A Glimpse Under The Hood
As I said, under the hood, constraints are just math equations. That means that there are numbers, relations, and operators involved. What’s different from a normal math equation we know from school, is the fact that we usually have 2 views involved in the whole process. Auto-Layout takes different attributes of those 2 views and adjusts them according to the equations.
Think of an equation without views:
X = 1 * 16
The solution is pretty clear there.
X = 16.
Now let’s introduce the first view with its attributes into the equation. For that, we’ll replace X with a view and attribute, and on the other side, we’ll leave everything as it is. Like that:
View1.Width = 1 * 16
That’s our way of setting the width of a View to 16. This is a special case because, in this, there’s just one view involved in creating the constraint. However in most cases (since we’re usually defining interactions between multiple views) we need to introduce the second view.
View1.Width = 1* View2.Width - 16
If we solve this, it’s pretty obvious what will happen. We’ll take the width of View2 (View2.Width) and multiply it by 1, which leaves us with the same value. Now we subtract 16 from the width. The result of this equation is the new width of View1. We have successfully solved a constraint.
In this example, we are taking the width of a fictional View2 and define the width of our View1 using this information. That’s how we deal with constraints and as you can imagine since we have 2 view objects we can chain as many different views together if we want to. This system is dynamically extendable. For example, we could now set the width of a third view, based on the width of the first view, which is based on the second one and so on.
Oh the possibilities!
Standing on the shoulders of the people before us.
So let’s get back to the initial question of this post:
Is there a better approach to layouts than auto-layout?
It’s pretty obvious now. Of course, this is not a black or white question. There’s personal preference, there are different use-cases and many more factors that come in to play when we’re trying to answer this question. However, what I can say with confidence, is that Apple has created a Framework that is powerful, efficient, graceful and intuitive (if you understand it).
I know the feeling that some of you might still have about this. Some people – including me – love to take control of everything and believe that they can produce great quality software frameworks. But more importantly, I sometimes think that I could solve something better than the people that came before me. Most of the time this usually comes from not knowing how to properly use something and getting frustrated with it. I tend to think that I should redo something similar from scratch because it might be better, or faster, or easier to maintain.

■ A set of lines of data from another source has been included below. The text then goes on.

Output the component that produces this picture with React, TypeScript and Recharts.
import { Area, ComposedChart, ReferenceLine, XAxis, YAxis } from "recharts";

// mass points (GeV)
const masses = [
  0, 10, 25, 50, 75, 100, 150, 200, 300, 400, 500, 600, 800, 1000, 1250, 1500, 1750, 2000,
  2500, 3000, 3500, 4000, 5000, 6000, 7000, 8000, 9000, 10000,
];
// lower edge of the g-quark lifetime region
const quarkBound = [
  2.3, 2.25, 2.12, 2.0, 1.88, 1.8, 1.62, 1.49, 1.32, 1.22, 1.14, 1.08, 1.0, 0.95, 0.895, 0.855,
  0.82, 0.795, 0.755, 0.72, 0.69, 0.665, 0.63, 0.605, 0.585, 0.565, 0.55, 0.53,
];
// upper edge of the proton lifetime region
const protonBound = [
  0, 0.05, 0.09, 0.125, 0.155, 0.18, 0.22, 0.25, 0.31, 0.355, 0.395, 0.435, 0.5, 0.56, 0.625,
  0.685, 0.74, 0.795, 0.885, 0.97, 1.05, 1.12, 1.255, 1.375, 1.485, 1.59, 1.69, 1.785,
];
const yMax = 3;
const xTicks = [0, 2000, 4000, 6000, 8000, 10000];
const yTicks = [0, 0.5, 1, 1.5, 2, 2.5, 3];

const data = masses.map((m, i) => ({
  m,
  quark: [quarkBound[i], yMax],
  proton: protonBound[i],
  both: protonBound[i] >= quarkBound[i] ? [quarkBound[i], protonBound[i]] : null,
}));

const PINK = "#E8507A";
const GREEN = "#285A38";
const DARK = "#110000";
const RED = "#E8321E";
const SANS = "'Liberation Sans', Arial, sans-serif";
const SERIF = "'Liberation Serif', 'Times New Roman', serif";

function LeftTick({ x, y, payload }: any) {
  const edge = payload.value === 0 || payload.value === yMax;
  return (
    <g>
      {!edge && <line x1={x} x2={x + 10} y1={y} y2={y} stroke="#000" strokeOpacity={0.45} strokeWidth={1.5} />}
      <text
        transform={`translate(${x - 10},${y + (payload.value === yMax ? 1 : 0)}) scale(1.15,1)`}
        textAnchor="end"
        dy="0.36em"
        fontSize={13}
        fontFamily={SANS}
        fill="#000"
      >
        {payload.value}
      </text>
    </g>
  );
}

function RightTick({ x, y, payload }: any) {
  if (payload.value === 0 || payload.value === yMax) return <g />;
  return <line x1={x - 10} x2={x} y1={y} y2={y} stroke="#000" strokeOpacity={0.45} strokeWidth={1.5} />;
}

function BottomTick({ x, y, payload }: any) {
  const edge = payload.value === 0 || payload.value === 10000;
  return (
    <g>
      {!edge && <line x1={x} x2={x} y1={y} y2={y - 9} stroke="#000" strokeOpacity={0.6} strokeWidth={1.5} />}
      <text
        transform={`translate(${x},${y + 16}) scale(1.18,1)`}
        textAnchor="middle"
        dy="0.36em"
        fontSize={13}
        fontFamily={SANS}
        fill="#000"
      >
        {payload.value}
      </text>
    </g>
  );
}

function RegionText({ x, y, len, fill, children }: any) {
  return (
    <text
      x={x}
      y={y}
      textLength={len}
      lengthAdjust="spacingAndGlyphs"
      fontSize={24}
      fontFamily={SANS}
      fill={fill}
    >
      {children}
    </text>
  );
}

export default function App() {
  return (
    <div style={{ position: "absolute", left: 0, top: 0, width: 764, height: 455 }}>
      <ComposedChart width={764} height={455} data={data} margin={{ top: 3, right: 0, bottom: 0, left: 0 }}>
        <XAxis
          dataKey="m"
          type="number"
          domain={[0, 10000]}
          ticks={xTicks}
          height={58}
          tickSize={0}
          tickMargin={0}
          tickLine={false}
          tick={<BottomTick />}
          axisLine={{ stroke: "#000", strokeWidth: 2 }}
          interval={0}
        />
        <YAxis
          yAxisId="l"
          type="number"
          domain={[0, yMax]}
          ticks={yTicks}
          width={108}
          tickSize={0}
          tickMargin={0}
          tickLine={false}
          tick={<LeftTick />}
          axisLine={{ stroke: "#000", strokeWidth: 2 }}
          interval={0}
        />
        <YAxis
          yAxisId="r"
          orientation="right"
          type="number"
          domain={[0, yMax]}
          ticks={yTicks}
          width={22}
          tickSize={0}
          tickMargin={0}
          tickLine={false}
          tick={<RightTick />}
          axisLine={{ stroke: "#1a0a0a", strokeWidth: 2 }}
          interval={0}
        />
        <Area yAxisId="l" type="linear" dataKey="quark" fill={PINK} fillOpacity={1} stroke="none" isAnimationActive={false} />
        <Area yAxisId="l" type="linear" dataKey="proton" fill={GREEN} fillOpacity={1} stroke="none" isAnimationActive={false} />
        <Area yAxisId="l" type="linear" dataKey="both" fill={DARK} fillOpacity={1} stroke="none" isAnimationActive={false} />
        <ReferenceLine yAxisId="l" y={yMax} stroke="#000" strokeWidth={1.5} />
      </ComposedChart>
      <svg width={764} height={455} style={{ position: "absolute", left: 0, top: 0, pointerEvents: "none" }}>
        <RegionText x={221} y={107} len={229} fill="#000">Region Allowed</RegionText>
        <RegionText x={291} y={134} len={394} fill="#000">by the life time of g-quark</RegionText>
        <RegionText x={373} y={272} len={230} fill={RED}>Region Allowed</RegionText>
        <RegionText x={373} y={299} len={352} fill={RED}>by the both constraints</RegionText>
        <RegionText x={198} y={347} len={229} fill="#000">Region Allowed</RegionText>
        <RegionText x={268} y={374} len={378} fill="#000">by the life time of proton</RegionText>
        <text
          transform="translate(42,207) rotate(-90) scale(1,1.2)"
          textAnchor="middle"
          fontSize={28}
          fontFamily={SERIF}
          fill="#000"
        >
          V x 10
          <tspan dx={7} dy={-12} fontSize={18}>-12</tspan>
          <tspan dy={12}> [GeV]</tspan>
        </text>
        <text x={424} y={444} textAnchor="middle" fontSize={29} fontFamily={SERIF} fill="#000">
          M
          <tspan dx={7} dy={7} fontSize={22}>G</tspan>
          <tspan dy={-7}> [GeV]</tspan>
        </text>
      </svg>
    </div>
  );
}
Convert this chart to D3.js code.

The truth, however, is, in some cases that might be the case and even the best solution. However, when it comes to layouts, I choose to leave things up to the auto-layout system. The concept is great and I am super impressed by the versatility and speed that the auto-layout framework offers. Plus it lets you animate stuff if you’re into that. I’ve come to appreciate the immense time saving I’ve been able to get, by using auto-layout and not having to position and size everything myself. I encourage you to look into auto-layout deeper and find out what makes it tick. It’s a real golden nugget.